With a total of 187 thousand patient beds (131 thousand in public hospitals and 56 thousand in private accredited hospitals), Italy’s hospital system handles 8 million admissions per year, resulting in 57.5 million in-hospital days overall. Public expenditure of 65.9 billion Euros is paid into the system, accounting for 56.3% of public health spending as a whole.
From the outset, the Report opted to focus on two aspects most, analyzed by the third-party organization independently conducting the surveys: the first aspect concerns the dynamics (whether positive or problematic) affecting hospital services, whilst the second examines the opinions and feedback of citizens and users in relation to the above services.
In 2021, hospital and local health systems were forced to handle two tension factors. The first concerns the quantitative and qualitative disparities (neither of which is new) between services delivered to people living in different territories. As a result, 21 Regional Health Services were formed as opposed to a single, relatively uniform National Health Service: a phenomena that have started well before the onset of the Covid-19 pandemic. The second tension factor (a recent event) concerns all the problems involved in striking a balance between the services delivered to infected people and those delivered (or yet to be delivered) to ordinary patients: the latter have suffered as a result of the backlog in cancelled/postponed treatments from 2020 and subsequently 2021, whilst the fourth wave of the pandemic generated a further burden for hospital admissions, particularly amongst the unvaccinated.
This year, two separate surveys have been conducted: the first one focuses in an unprecedented way on those people who have been infected and have since recovered (albeit in many cases with problems linked to long Covid), while the second one has the goal to evaluate the indirect impact the pandemic has had on non-Covid patients who, for two consecutive years, have suffered cancellations or delays to treatments, with inevitable knock-on consequences in terms of their current and future state of health.
Since 2020, this two-fold emergency helped foster greater cooperation between public and private accredited hospital facilities, enhancing ways in which the latter could work alongside the former. This has opened up the way to a potential Alliance, which will hopefully make it possible to catch up on the backlog of services for those non-Covid patients currently on a waiting list, a category that has increased due to the pandemic.
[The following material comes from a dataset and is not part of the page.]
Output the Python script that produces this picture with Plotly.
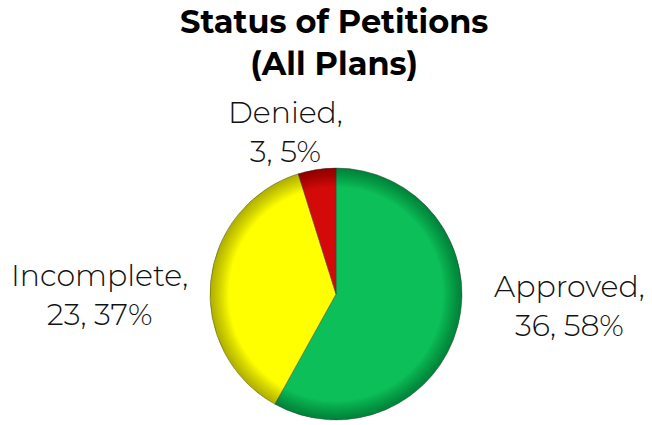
import plotly.graph_objects as go

# Petition outcomes across all plans
categories = ["Approved", "Incomplete", "Denied"]
counts = [36, 23, 3]
colors = ["#0cbf58", "#ffff00", "#d40a0a"]

# label anchor positions (paper coords) for the outside labels
label_pos = {
    "Approved": (0.873, 0.280),
    "Incomplete": (0.152, 0.305),
    "Denied": (0.438, 0.690),
}

W, H = 652, 425
cx, cy, r = 336, 294, 126
dom_x = [(cx - r) / W, (cx + r) / W]
dom_y = [1 - (cy + r) / H, 1 - (cy - r) / H]

total = sum(counts)
fig = go.Figure()

fig.add_trace(go.Pie(
    labels=categories,
    values=counts,
    sort=False,
    direction="clockwise",
    rotation=0,
    marker=dict(colors=colors, line=dict(color="rgba(60,60,60,0.4)", width=1)),
    textinfo="none",
    hoverinfo="label+value+percent",
    showlegend=False,
    domain=dict(x=dom_x, y=dom_y),
))

# bevel: stacked translucent rings darken the rim
for i in range(12):
    fig.add_trace(go.Pie(
        values=[1],
        hole=0.985 - i * 0.012,
        marker=dict(colors=["rgba(0,0,0,0.028)"], line=dict(width=0)),
        textinfo="none",
        hoverinfo="skip",
        showlegend=False,
        domain=dict(x=dom_x, y=dom_y),
    ))

font_family = "Montserrat, Inter, 'Open Sans', sans-serif"
label_font = dict(family=font_family, size=30, color="#111111", weight=300)
for cat, val in zip(categories, counts):
    pct = round(100 * val / total)
    x, y = label_pos[cat]
    fig.add_annotation(
        x=x, y=y, xref="paper", yref="paper",
        text=f"{cat},<br>{val}, {pct}%",
        showarrow=False, align="center",
        xanchor="center", yanchor="middle",
        font=label_font,
    )

fig.add_annotation(
    x=0.512, y=1.0, xref="paper", yref="paper",
    text="<b>Status of Petitions<br>(All Plans)</b>",
    showarrow=False, align="center",
    xanchor="center", yanchor="top",
    font=dict(family=font_family, size=32, color="#000000"),
)

fig.update_layout(
    width=W, height=H,
    margin=dict(l=0, r=0, t=0, b=0),
    paper_bgcolor="white",
    plot_bgcolor="white",
)

fig.write_html("out.html")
But it is equally important to promote this Alliance in order to cover the many areas shared by both types of medical facilities. Only together, they can face the review of the hospital system, considered as part of a broader effort in protecting and promoting health. After the deeply-felt effects of the spending review, the aim should be to restore a funding level in line with other OECD countries and to wisely invest the resources from the national recovery plan (PNRR): all this will breathe new life into the National Health Service making it more in touch with patient needs and, at the same time, more efficient when it comes to managing its resources.